Si uno se coloca delante de la estación del tren, pegado al costado del Preventorio, volverá a toparse con una realidad que nos ha acompañado como si formara parte de nuestro carácter colectivo: el desarraigo por nuestro patrimonio. Daña la vista mirar al viejo edificio de la estación, que intenta resurgir de sus cenizas con una profunda rehabilitación, custodiado a sus espaldas por dos gigantes de hormigón que de la noche a la mañana se han convertido en los rascacielos de Almería. No sé si habrá pisos más altos, pero lo que sí es seguro es que pocos van a causar el impacto visual que esta nueva urbanización está provocando sobre uno de los tesoros de nuestro pasado. La estación, por abandonada que haya estado, por insignificante que parezca desde que dejó de recibir a los viajeros, es el símbolo más importante de nuestro progreso, la última huella de aquel sueño cumplido cuando a finales del siglo diecinueve todas las aspiraciones de la ciudad y su provincia pasaban por el ferrocarril que nos tenía que sacar del aislamiento.
Viendo el desaguisado, uno llega a la conclusión de que hemos progresado muy poco o casi nada en temas de concienciación urbanística, que detrás de las buenas palabras y de las grandes intenciones políticas, sigue prevaleciendo el negocio al precio que sea. Solo de esta forma se puede explicar que la ciudad haya mirado para otro lado y haya permitido este tipo de construcciones en un escenario que tenía que ser sagrado.
Si usted se sube a los miradores históricos de la ciudad, como la Alcazaba y el Cerro de San Cristóbal, volverá a chocar con el impacto visual de estos rascacielos que sobresalen del resto de edificios como un gigante en Lilliput. El derribo del almacén del mineral, conocido popularmente como el Toblerone, nos abrió una ventana a la esperanza, pensando que de verdad esos terrenos entre la estación y el mar iban a ser aprovechados para el bien de la ciudad y que todos íbamos a salir ganando.

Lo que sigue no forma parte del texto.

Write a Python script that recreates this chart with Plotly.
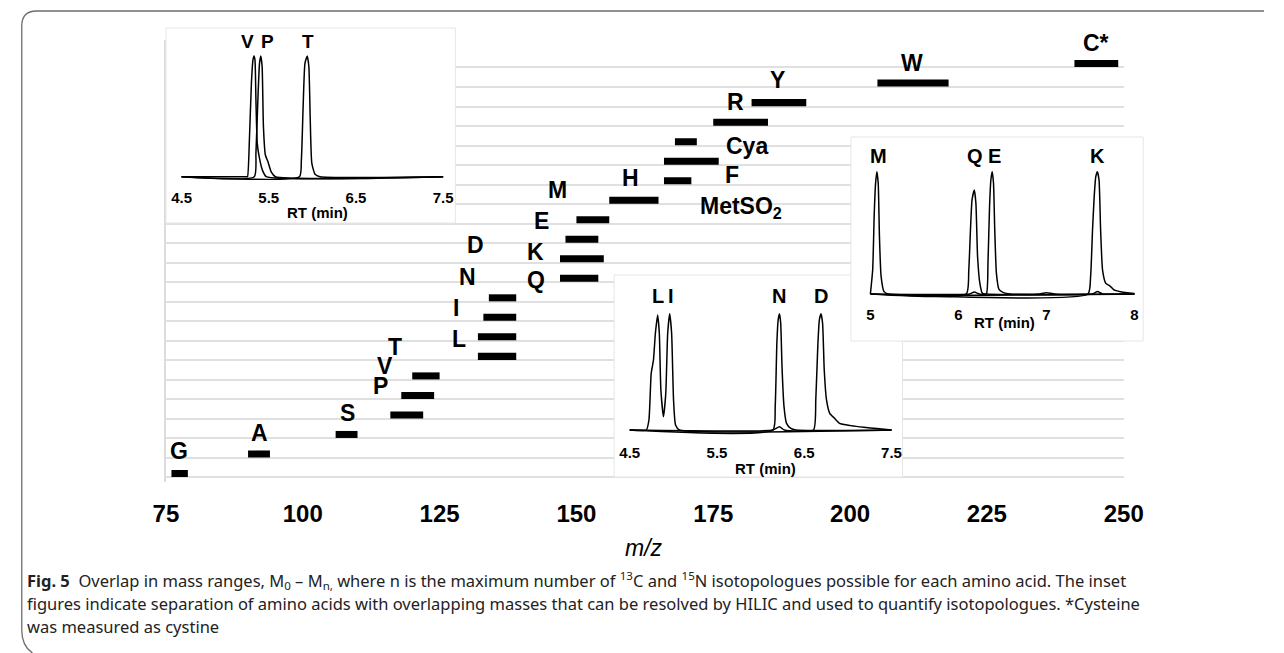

Pero la realidad nos vuelve a abrir los ojos ante una pesadilla que no tiene nada que desmerecer a las agresiones urbanísticas que sufrió Almería a finales de los años sesenta y en la década siguiente. Seguimos viviendo en el todo vale y seguimos confundiendo el negocio con el valor. Estamos tan acostumbrados a la contaminación visual de nuestro patrimonio histórico que cuando surge un nuevo elemento perturbador ya ni nos damos cuenta. Basta darse una vuelta por el casco histórico para encontrarse con cientos de ejemplos de contaminación paisajística, desde grandes edificios a cableados.
En la calle Velázquez, pegado a los muros de la Catedral, sigue en pie el edificio de la librería Pastoral, que el Obispado de Almería levantó en los años sesenta para competir en altura con la torre de la campana. Qué decir de los edificios que se construyeron a la espadas del Palacio del Obispo o de los que rodearon la fachada de la iglesia de San Sebastián.
Un capítulo aparte merece el Paseo, que dejó de ser la avenida más hermosa de la ciudad para transformarse en un galimatías despersonalizado en el nombre del santo negocio. Parecía que todos estos errores podían servir para algo, pero sesenta años después de que empezáramos a destruir el alma de Almería, seguimos cometiendo errores parecidos. El tiempo juzgará a sus responsables.